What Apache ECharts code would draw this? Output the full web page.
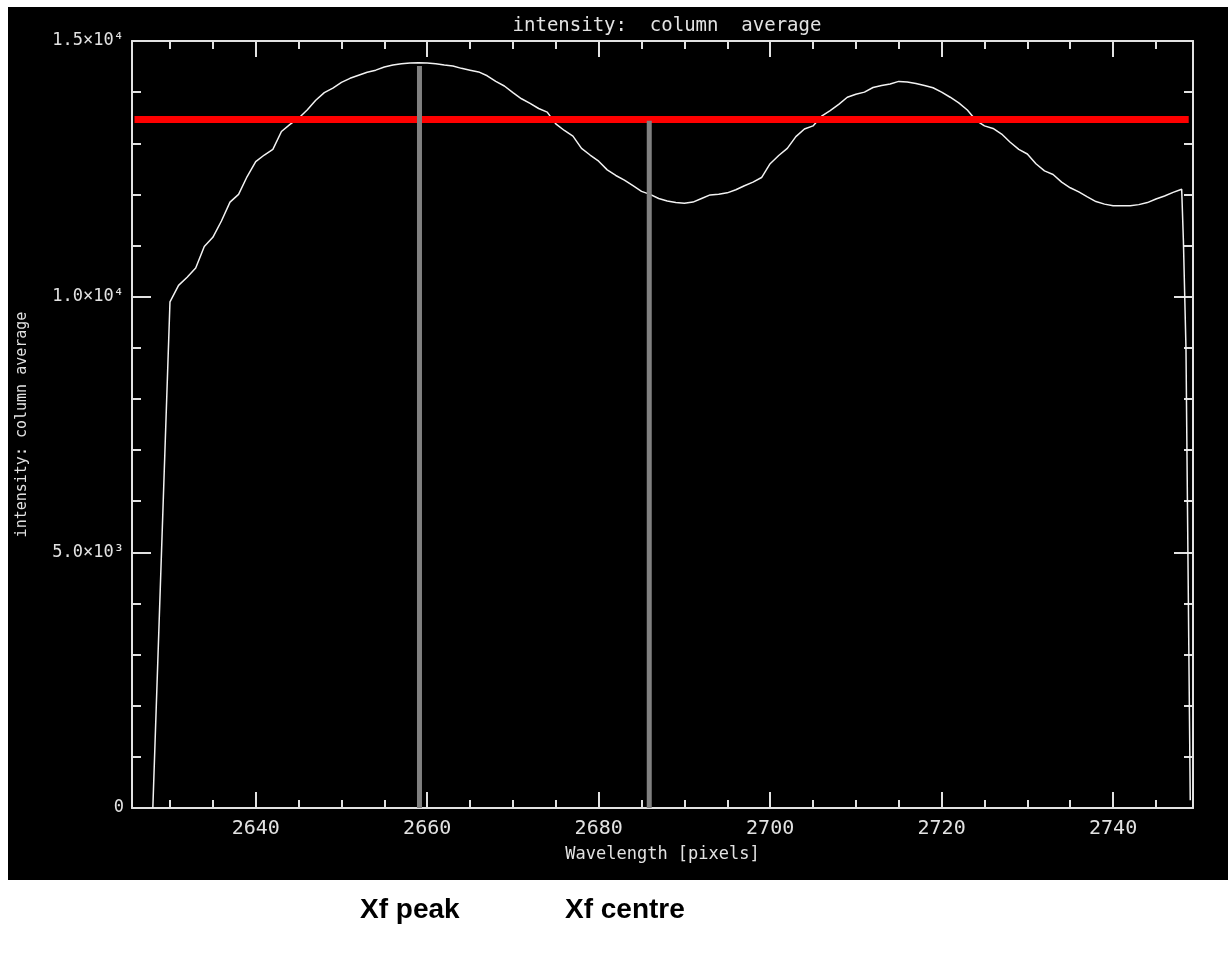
<!DOCTYPE html>
<html>
<head>
<meta charset="utf-8">
<script src="https://cdn.jsdelivr.net/npm/echarts@6/dist/echarts.min.js"></script>
<style>
html,body{margin:0;padding:0;background:#fff;}
#chart{width:1228px;height:953px;}
</style>
</head>
<body>
<div id="chart"></div>
<script>
// ---- data ----
const wavelength = [2628,2630,2631,2632,2633,2634,2635,2636,2637,2638,2639,
  2640,2641,2642,2643,2644,2645,2646,2647,2648,2649,
  2650,2651,2652,2653,2654,2655,2656,2657,2658,2659,
  2660,2661,2662,2663,2664,2665,2666,2667,2668,2669,
  2670,2671,2672,2673,2674,2675,2676,2677,2678,2679,
  2680,2681,2682,2683,2684,2685,2686,2687,2688,2689,
  2690,2691,2692,2693,2694,2695,2696,2697,2698,2699,
  2700,2701,2702,2703,2704,2705,2706,2707,2708,2709,
  2710,2711,2712,2713,2714,2715,2716,2717,2718,2719,
  2720,2721,2722,2723,2724,2725,2726,2727,2728,2729,
  2730,2731,2732,2733,2734,2735,2736,2737,2738,2739,
  2740,2741,2742,2743,2744,2745,2746,2747,2748,2748.2,2748.5,2749];
const intensity = [0,9900,10220,10380,10560,10980,11160,11480,11850,12000,12350,
  12640,12770,12880,13230,13370,13490,13650,13840,13990,14080,
  14190,14270,14330,14390,14430,14490,14530,14555,14570,14575,
  14570,14555,14530,14510,14465,14430,14395,14320,14210,14120,
  13990,13870,13780,13680,13610,13380,13250,13140,12900,12770,
  12650,12480,12370,12280,12170,12060,12000,11920,11870,11840,
  11826,11850,11920,11990,12005,12030,12090,12170,12240,12330,
  12600,12760,12900,13130,13280,13340,13530,13640,13760,13900,
  13960,14000,14090,14130,14160,14210,14200,14170,14130,14085,
  14000,13900,13790,13650,13450,13340,13290,13180,13020,12880,
  12790,12600,12460,12390,12240,12130,12050,11950,11860,11810,
  11780,11780,11780,11800,11840,11910,11970,12040,12100,11100,9000,150];

const threshold = 13466;                 // red horizontal level
const thresholdX = [2625.86, 2748.82];    // red line extent
const peakX = 2659.1,  peakTop = 14510;   // "Xf peak" marker
const centreX = 2685.9, centreTop = 13440; // "Xf centre" marker

const xRange = [2625.57, 2749.32];
const xMajor = [2640, 2660, 2680, 2700, 2720, 2740];
const xMinor = [2630, 2635, 2645, 2650, 2655, 2665, 2670, 2675, 2685, 2690, 2695,
                2705, 2710, 2715, 2725, 2730, 2735, 2745];
const yTickValues = [0, 5000, 10000, 15000];
const yTickLabels = ['0', '5.0×10³', '1.0×10⁴', '1.5×10⁴'];

const titleText = 'intensity:  column  average';
const yName = 'intensity: column average';
const xName = 'Wavelength [pixels]';
const captions = ['Xf peak', 'Xf centre'];

// ---- chart ----
const AX = '#e2e2e2';
const FONT = 'DejaVu Sans Mono';
const chart = echarts.init(document.getElementById('chart'), null, {renderer: 'canvas'});

function xAx(position, ticks, len, showLine, labels) {
  return {
    type: 'value', position: position, min: xRange[0], max: xRange[1],
    axisLine: {show: showLine, onZero: false, lineStyle: {color: AX, width: 2}},
    axisTick: {show: true, inside: true, length: len, customValues: ticks,
               lineStyle: {color: AX, width: 2}},
    axisLabel: labels ? {show: true, customValues: xMajor, color: AX, fontFamily: FONT,
               fontSize: 20, margin: 11, formatter: v => String(Math.round(v))} : {show: false},
    splitLine: {show: false}
  };
}

const lbl = {};
yTickValues.forEach((v, i) => lbl[v] = yTickLabels[i]);

function yAx(position, labels) {
  return {
    type: 'value', position: position, min: 0, max: 15000, interval: 5000,
    axisLine: {show: true, onZero: false, lineStyle: {color: AX, width: 2}},
    axisTick: {show: true, inside: true, length: 19, lineStyle: {color: AX, width: 2}},
    minorTick: {show: true, splitNumber: 5, length: 9, lineStyle: {color: AX, width: 2}},
    axisLabel: labels ? {show: true, color: AX, fontFamily: FONT, fontSize: 17, margin: 8,
               formatter: v => lbl[v]} : {show: false},
    splitLine: {show: false}
  };
}

const xMain = xAx('bottom', xMajor, 16, true, true);
xMain.name = xName;
xMain.nameLocation = 'middle';
xMain.nameGap = 38;
xMain.nameTextStyle = {color: AX, fontFamily: FONT, fontSize: 17};

const yMain = yAx('left', true);
yMain.name = yName;
yMain.nameLocation = 'middle';
yMain.nameGap = 102;
yMain.nameTextStyle = {color: AX, fontFamily: FONT, fontSize: 15};

chart.setOption({
  animation: false,
  backgroundColor: '#ffffff',
  title: {
    text: titleText, left: 662, top: 12, textAlign: 'center',
    textStyle: {color: AX, fontFamily: FONT, fontSize: 19, fontWeight: 'normal'}
  },
  grid: {left: 132, top: 41, width: 1061, height: 767, containLabel: false, outerBoundsMode: 'none'},
  graphic: [
    {type: 'rect', left: 8, top: 7, z: -10, silent: true,
     shape: {width: 1220, height: 873}, style: {fill: '#000000'}},
    {type: 'text', left: 360, top: 896, style: {text: captions[0], fill: '#000',
     font: 'bold 28px "Liberation Sans", Arial, sans-serif'}},
    {type: 'text', left: 565, top: 896, style: {text: captions[1], fill: '#000',
     font: 'bold 28px "Liberation Sans", Arial, sans-serif'}}
  ],
  xAxis: [
    xMain,
    xAx('bottom', xMinor, 8, false, false),
    xAx('top', xMajor, 16, true, false),
    xAx('top', xMinor, 8, false, false)
  ],
  yAxis: [yMain, yAx('right', false)],
  series: [
    {
      type: 'line', xAxisIndex: 0, yAxisIndex: 0, showSymbol: false, z: 2,
      data: wavelength.map((w, i) => [w, intensity[i]]),
      lineStyle: {color: '#f2f2f2', width: 1.5}
    },
    {
      type: 'line', xAxisIndex: 0, yAxisIndex: 0, showSymbol: false, z: 3,
      data: thresholdX.map(x => [x, threshold]),
      lineStyle: {color: '#ff0000', width: 7}
    },
    {
      type: 'line', xAxisIndex: 0, yAxisIndex: 0, showSymbol: false, z: 4,
      data: [[peakX, 0], [peakX, peakTop]],
      lineStyle: {color: '#808080', width: 5, cap: 'butt'}
    },
    {
      type: 'line', xAxisIndex: 0, yAxisIndex: 0, showSymbol: false, z: 4,
      data: [[centreX, 0], [centreX, centreTop]],
      lineStyle: {color: '#808080', width: 5, cap: 'butt'}
    }
  ]
});
</script>
</body>
</html>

——————————

What this task involves: Without the pictures, write out all of the material exactly.

Output below:
What Apache ECharts code would draw this? Output the full web page.
<!DOCTYPE html>
<html>
<head>
<meta charset="utf-8">
<script src="https://cdn.jsdelivr.net/npm/echarts@6/dist/echarts.min.js"></script>
<style>
html,body{margin:0;padding:0;background:#fff;}
#chart{width:1228px;height:953px;}
</style>
</head>
<body>
<div id="chart"></div>
<script>
// ---- data ----
const wavelength = [2628,2630,2631,2632,2633,2634,2635,2636,2637,2638,2639,
  2640,2641,2642,2643,2644,2645,2646,2647,2648,2649,
  2650,2651,2652,2653,2654,2655,2656,2657,2658,2659,
  2660,2661,2662,2663,2664,2665,2666,2667,2668,2669,
  2670,2671,2672,2673,2674,2675,2676,2677,2678,2679,
  2680,2681,2682,2683,2684,2685,2686,2687,2688,2689,
  2690,2691,2692,2693,2694,2695,2696,2697,2698,2699,
  2700,2701,2702,2703,2704,2705,2706,2707,2708,2709,
  2710,2711,2712,2713,2714,2715,2716,2717,2718,2719,
  2720,2721,2722,2723,2724,2725,2726,2727,2728,2729,
  2730,2731,2732,2733,2734,2735,2736,2737,2738,2739,
  2740,2741,2742,2743,2744,2745,2746,2747,2748,2748.2,2748.5,2749];
const intensity = [0,9900,10220,10380,10560,10980,11160,11480,11850,12000,12350,
  12640,12770,12880,13230,13370,13490,13650,13840,13990,14080,
  14190,14270,14330,14390,14430,14490,14530,14555,14570,14575,
  14570,14555,14530,14510,14465,14430,14395,14320,14210,14120,
  13990,13870,13780,13680,13610,13380,13250,13140,12900,12770,
  12650,12480,12370,12280,12170,12060,12000,11920,11870,11840,
  11826,11850,11920,11990,12005,12030,12090,12170,12240,12330,
  12600,12760,12900,13130,13280,13340,13530,13640,13760,13900,
  13960,14000,14090,14130,14160,14210,14200,14170,14130,14085,
  14000,13900,13790,13650,13450,13340,13290,13180,13020,12880,
  12790,12600,12460,12390,12240,12130,12050,11950,11860,11810,
  11780,11780,11780,11800,11840,11910,11970,12040,12100,11100,9000,150];

const threshold = 13466;                 // red horizontal level
const thresholdX = [2625.86, 2748.82];    // red line extent
const peakX = 2659.1,  peakTop = 14510;   // "Xf peak" marker
const centreX = 2685.9, centreTop = 13440; // "Xf centre" marker

const xRange = [2625.57, 2749.32];
const xMajor = [2640, 2660, 2680, 2700, 2720, 2740];
const xMinor = [2630, 2635, 2645, 2650, 2655, 2665, 2670, 2675, 2685, 2690, 2695,
                2705, 2710, 2715, 2725, 2730, 2735, 2745];
const yTickValues = [0, 5000, 10000, 15000];
const yTickLabels = ['0', '5.0×10³', '1.0×10⁴', '1.5×10⁴'];

const titleText = 'intensity:  column  average';
const yName = 'intensity: column average';
const xName = 'Wavelength [pixels]';
const captions = ['Xf peak', 'Xf centre'];

// ---- chart ----
const AX = '#e2e2e2';
const FONT = 'DejaVu Sans Mono';
const chart = echarts.init(document.getElementById('chart'), null, {renderer: 'canvas'});

function xAx(position, ticks, len, showLine, labels) {
  return {
    type: 'value', position: position, min: xRange[0], max: xRange[1],
    axisLine: {show: showLine, onZero: false, lineStyle: {color: AX, width: 2}},
    axisTick: {show: true, inside: true, length: len, customValues: ticks,
               lineStyle: {color: AX, width: 2}},
    axisLabel: labels ? {show: true, customValues: xMajor, color: AX, fontFamily: FONT,
               fontSize: 20, margin: 11, formatter: v => String(Math.round(v))} : {show: false},
    splitLine: {show: false}
  };
}

const lbl = {};
yTickValues.forEach((v, i) => lbl[v] = yTickLabels[i]);

function yAx(position, labels) {
  return {
    type: 'value', position: position, min: 0, max: 15000, interval: 5000,
    axisLine: {show: true, onZero: false, lineStyle: {color: AX, width: 2}},
    axisTick: {show: true, inside: true, length: 19, lineStyle: {color: AX, width: 2}},
    minorTick: {show: true, splitNumber: 5, length: 9, lineStyle: {color: AX, width: 2}},
    axisLabel: labels ? {show: true, color: AX, fontFamily: FONT, fontSize: 17, margin: 8,
               formatter: v => lbl[v]} : {show: false},
    splitLine: {show: false}
  };
}

const xMain = xAx('bottom', xMajor, 16, true, true);
xMain.name = xName;
xMain.nameLocation = 'middle';
xMain.nameGap = 38;
xMain.nameTextStyle = {color: AX, fontFamily: FONT, fontSize: 17};

const yMain = yAx('left', true);
yMain.name = yName;
yMain.nameLocation = 'middle';
yMain.nameGap = 102;
yMain.nameTextStyle = {color: AX, fontFamily: FONT, fontSize: 15};

chart.setOption({
  animation: false,
  backgroundColor: '#ffffff',
  title: {
    text: titleText, left: 662, top: 12, textAlign: 'center',
    textStyle: {color: AX, fontFamily: FONT, fontSize: 19, fontWeight: 'normal'}
  },
  grid: {left: 132, top: 41, width: 1061, height: 767, containLabel: false, outerBoundsMode: 'none'},
  graphic: [
    {type: 'rect', left: 8, top: 7, z: -10, silent: true,
     shape: {width: 1220, height: 873}, style: {fill: '#000000'}},
    {type: 'text', left: 360, top: 896, style: {text: captions[0], fill: '#000',
     font: 'bold 28px "Liberation Sans", Arial, sans-serif'}},
    {type: 'text', left: 565, top: 896, style: {text: captions[1], fill: '#000',
     font: 'bold 28px "Liberation Sans", Arial, sans-serif'}}
  ],
  xAxis: [
    xMain,
    xAx('bottom', xMinor, 8, false, false),
    xAx('top', xMajor, 16, true, false),
    xAx('top', xMinor, 8, false, false)
  ],
  yAxis: [yMain, yAx('right', false)],
  series: [
    {
      type: 'line', xAxisIndex: 0, yAxisIndex: 0, showSymbol: false, z: 2,
      data: wavelength.map((w, i) => [w, intensity[i]]),
      lineStyle: {color: '#f2f2f2', width: 1.5}
    },
    {
      type: 'line', xAxisIndex: 0, yAxisIndex: 0, showSymbol: false, z: 3,
      data: thresholdX.map(x => [x, threshold]),
      lineStyle: {color: '#ff0000', width: 7}
    },
    {
      type: 'line', xAxisIndex: 0, yAxisIndex: 0, showSymbol: false, z: 4,
      data: [[peakX, 0], [peakX, peakTop]],
      lineStyle: {color: '#808080', width: 5, cap: 'butt'}
    },
    {
      type: 'line', xAxisIndex: 0, yAxisIndex: 0, showSymbol: false, z: 4,
      data: [[centreX, 0], [centreX, centreTop]],
      lineStyle: {color: '#808080', width: 5, cap: 'butt'}
    }
  ]
});
</script>
</body>
</html>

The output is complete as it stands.